Visioni

Contro la guerra devastatrice la lucida visione di Euripide

Contro la guerra devastatrice la lucida visione di EuripideGiovanna Marconcini in «Ecuba, la cagna nera»

A teatro Giovanna Marconcini in «Ecuba, la cagna nera», tratto dalle «Troiane», per la regia di Dario Marconcini

Pubblicato quasi 2 anni faEdizione del 17 dicembre 2022

Fa una grande impressione, oggi che molti artisti e intellettuali prendono vibrante quanto inane posizione contro la guerra che ci troviamo a vivere, sentire le parole scritte da Euripide più di 25 secoli fa, che risultano ancora fortissime, e le più crude e insieme nobili contro questa cattiva abitudine dell’umanità. Basta una donna (un’attrice di alto livello, certo) che ci ripeta le parole di Ecuba prese dalle Troiane che il poeta scrisse nel quinto secolo avanti Cristo, per scoprire l’orrore, di avvenimenti e di comportamenti perversi, cui la guerra può indurre. È successo nei giorni scorsi, una sera dopo l’altra, al Teatro di Buti, sulle colline toscane. Giovanna Marconcini, da sola in scena, seduta, si è rivestita del personaggio e della tela di juta della tragica e ormai spodestata regina di Troia, sconfitta assieme alla sua città, al marito Priamo, e alla numerosa figliolanza. I figli maschi uccisi, il nipote Astianatte scaraventato giù dalle mura, le figlie femmine (quelle che non sono state uccise come Polissena) date in schiave come Cassandra e come lei stessa del resto, agli «eroi» vincitori dell’esercito greco guidato da Agamennone (inutile ricordare che quella decennale kermesse sanguinaria, raccontataci da Omero prima che dai poeti tragici, nasceva anche quella dalle pretese amorose di Paride e della bella Elena, pronuba la stessa Venere).

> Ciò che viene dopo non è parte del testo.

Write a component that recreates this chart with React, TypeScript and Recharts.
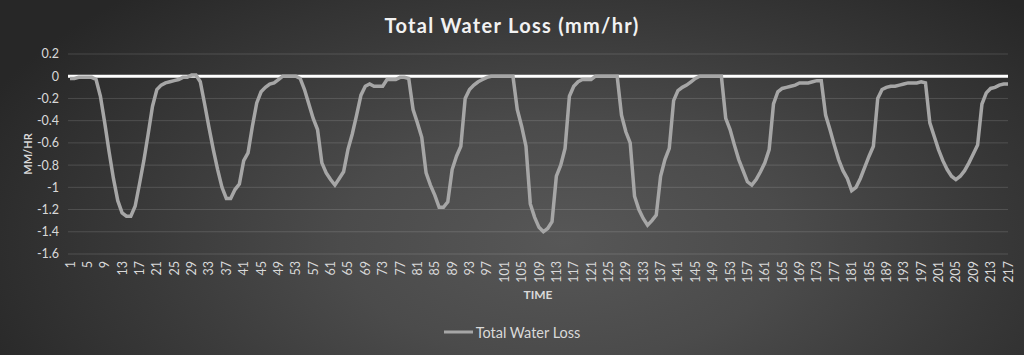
import React from 'react';
import { LineChart, Line, XAxis, YAxis, CartesianGrid, Legend } from 'recharts';

const seriesName = 'Total Water Loss';
const chartTitle = 'Total Water Loss (mm/hr)';
const yAxisTitle = 'MM/HR';
const xAxisTitle = 'TIME';
const yTicks = [-1.6, -1.4, -1.2, -1, -0.8, -0.6, -0.4, -0.2, 0, 0.2];

const lossValues = [
  -0.02, -0.02, -0.01, -0.01, -0.01, -0.01, -0.03, -0.18, -0.42, -0.68,
  -0.92, -1.12, -1.23, -1.26, -1.26, -1.17, -0.97, -0.76, -0.52, -0.27,
  -0.12, -0.08, -0.06, -0.05, -0.04, -0.03, -0.01, -0.01, 0.01, 0.01,
  -0.05, -0.25, -0.46, -0.66, -0.84, -1.0, -1.1, -1.1, -1.02, -0.97,
  -0.76, -0.69, -0.45, -0.24, -0.14, -0.1, -0.07, -0.06, -0.03, 0,
  0, 0, 0, -0.02, -0.12, -0.25, -0.38, -0.48, -0.78, -0.87,
  -0.93, -0.98, -0.92, -0.86, -0.66, -0.52, -0.35, -0.17, -0.09, -0.07,
  -0.09, -0.09, -0.09, -0.03, -0.03, -0.03, -0.01, -0.01, -0.02, -0.3,
  -0.42, -0.55, -0.87, -0.98, -1.07, -1.18, -1.18, -1.13, -0.84, -0.72,
  -0.63, -0.2, -0.12, -0.08, -0.05, -0.03, -0.01, 0, 0, 0,
  0, 0, 0, -0.3, -0.45, -0.63, -1.15, -1.27, -1.36, -1.4,
  -1.37, -1.31, -0.9, -0.8, -0.65, -0.18, -0.09, -0.05, -0.03, -0.03,
  -0.03, 0, 0, 0, 0, 0, 0, -0.35, -0.5, -0.6,
  -1.08, -1.2, -1.28, -1.34, -1.3, -1.25, -0.9, -0.75, -0.65, -0.22,
  -0.13, -0.1, -0.08, -0.05, -0.02, 0, 0, 0, 0, 0,
  0, -0.38, -0.48, -0.62, -0.75, -0.85, -0.95, -0.98, -0.93, -0.86,
  -0.78, -0.66, -0.25, -0.14, -0.11, -0.1, -0.09, -0.08, -0.06, -0.06,
  -0.06, -0.05, -0.04, -0.04, -0.35, -0.48, -0.62, -0.75, -0.85, -0.92,
  -1.03, -1.0, -0.92, -0.82, -0.72, -0.63, -0.2, -0.12, -0.1, -0.09,
  -0.09, -0.08, -0.07, -0.06, -0.06, -0.06, -0.05, -0.06, -0.42, -0.54,
  -0.66, -0.76, -0.84, -0.9, -0.93, -0.9, -0.85, -0.78, -0.7, -0.62,
  -0.25, -0.15, -0.11, -0.1, -0.08, -0.07, -0.07,
];

const timeSteps = lossValues.map((_, i) => i + 1);

const data = timeSteps.map((t, i) => ({ time: t, loss: lossValues[i] }));

const FONT = 'Lato, "Open Sans", sans-serif';
const TEXT = '#d9d9d9';
const LINE = '#a6a6a6';
const GRID = 'rgba(255,255,255,0.14)';

const XTick = (props: any) => {
  const { x, payload } = props;
  const y = 261;
  return (
    <text
      x={x}
      y={y}
      transform={`rotate(-90, ${x}, ${y})`}
      textAnchor="end"
      dominantBaseline="central"
      fill={TEXT}
      fontSize={12.5}
      fontFamily={FONT}
    >
      {payload.value}
    </text>
  );
};

const GridLine = (props: any) => {
  const { x1, y1, x2, y2, index } = props;
  const isZero = yTicks[index] === 0;
  return (
    <line
      x1={x1}
      y1={y1}
      x2={x2}
      y2={y2}
      stroke={isZero ? '#ffffff' : GRID}
      strokeWidth={isZero ? 3 : 1}
    />
  );
};

const LegendContent = () => (
  <div
    style={{
      display: 'flex',
      justifyContent: 'center',
      alignItems: 'center',
      height: 30,
      paddingLeft: 8,
      fontFamily: FONT,
      fontSize: 14.5,
      color: TEXT,
    }}
  >
    <svg width={30} height={10} style={{ marginRight: 2 }}>
      <line x1={0} y1={5} x2={29} y2={5} stroke={LINE} strokeWidth={3} />
    </svg>
    <span>{seriesName}</span>
  </div>
);

export default function App() {
  return (
    <div
      style={{
        position: 'absolute',
        left: 0,
        top: 0,
        width: 1024,
        height: 355,
        overflow: 'hidden',
        background:
          'radial-gradient(ellipse 62% 95% at 55% 68%, #575757 0%, #4b4b4b 35%, #3a3a3a 65%, #272727 100%)',
        fontFamily: FONT,
      }}
    >
      <div
        style={{
          position: 'absolute',
          top: 11,
          left: 0,
          width: 1024,
          textAlign: 'center',
          color: '#f2f2f2',
          fontSize: 20,
          fontWeight: 700,
          letterSpacing: 1.3,
          lineHeight: '28px',
        }}
      >
        {chartTitle}
      </div>
      <LineChart
        width={1024}
        height={355}
        data={data}
        margin={{ top: 54, right: 16, left: 8, bottom: 8 }}
      >
        <CartesianGrid vertical={false} horizontal={<GridLine />} />
        <XAxis
          dataKey="time"
          interval={3}
          tickLine={false}
          axisLine={false}
          height={63}
          padding={{ left: 2, right: 0 }}
          tick={<XTick />}
          label={{
            value: xAxisTitle,
            position: 'insideBottom',
            offset: 18,
            fill: TEXT,
            fontSize: 12,
            fontWeight: 700,
            fontFamily: FONT,
          }}
        />
        <YAxis
          domain={[-1.6, 0.2]}
          ticks={yTicks}
          interval={0}
          width={60}
          tickLine={false}
          axisLine={false}
          tickMargin={3}
          tick={{ fill: TEXT, fontSize: 12.5, fontFamily: FONT }}
          label={{
            value: yAxisTitle,
            angle: -90,
            position: 'insideLeft',
            offset: 20,
            fill: TEXT,
            fontSize: 11,
            fontWeight: 700,
            fontFamily: FONT,
            style: { textAnchor: 'middle' },
          }}
        />
        <Line
          type="linear"
          dataKey="loss"
          name={seriesName}
          stroke={LINE}
          strokeWidth={3.5}
          dot={false}
          activeDot={false}
          isAnimationActive={false}
        />
        <Legend verticalAlign="bottom" height={30} content={<LegendContent />} />
      </LineChart>
    </div>
  );
}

Sulla scena di Buti risuonano parole antiche di terribile attualità

SULLA SCENA di Buti (per la regia di Dario Marconcini, che sale anche in scena a scolpirne una lapidaria conclusione), tutto è spoglio, ma circondato all’inizio da un gigantesco panorama di rovine, di una delle tante guerre che negli ultimi decenni ci è toccato attraversare, nella ex Jugoslavia come in qualche landa ucraina. In quello scenario di morte, senza più traccia di vita, Ecuba tira fuori tutto il suo risentimento, verso gli uomini e verso gli dei, verso i vincitori ma anche quasi contro se stessa, per quanto è costretta ora a subire. Non le bastano i ricordi, tutti insanguinati: non ha prospettive, se non quelle di una «cagna» in cui identifica la propria situazione, e in cui il mito la trasforma davvero dopo la partenza dalla sua patria.
Parole antiche, che molti già conoscono, magari come ricordi liceali. Ma che risuonano ora di maledetta attualità. La visione di Euripide, così umana e lontana ormai da ogni mitologica sacralità, esprime tutto lo sgomento, l’impotenza, e la rabbia per il dover soccombere davanti a un tale ordine del mondo. Con questa Ecuba, la cagna nera si allontanano, svaniscono proprio i privilegi del rango e tutti quelli del mito: è una pura, totale umanità della debolezza quella che fuoriesce come un fiume in piena. Di parole dure, di dolori incolmabili.

CHE TANTO più colpiscono perché erompono da una donna che ha vissuto privilegi regali, in quel favoloso e favolistico regno orientale in Asia minore.
Giovanna Marconcini (che non a caso ha fatto cinema diretta da Straudb e Huillet) ce ne evoca in qualche istante il fascino antico (un suono di intonazione vocale, un gesto strappato a qualche visione di danza a Marrakesch) quasi a contrapporlo alla piattezza crudele dell’oggi. Le sue parole però, che sono quelle di Euripide, danno il dolore delle frustate. Non c’è più speranza nel loro suono, per tutta l’umanità. Se non quello di una grande interpretazione.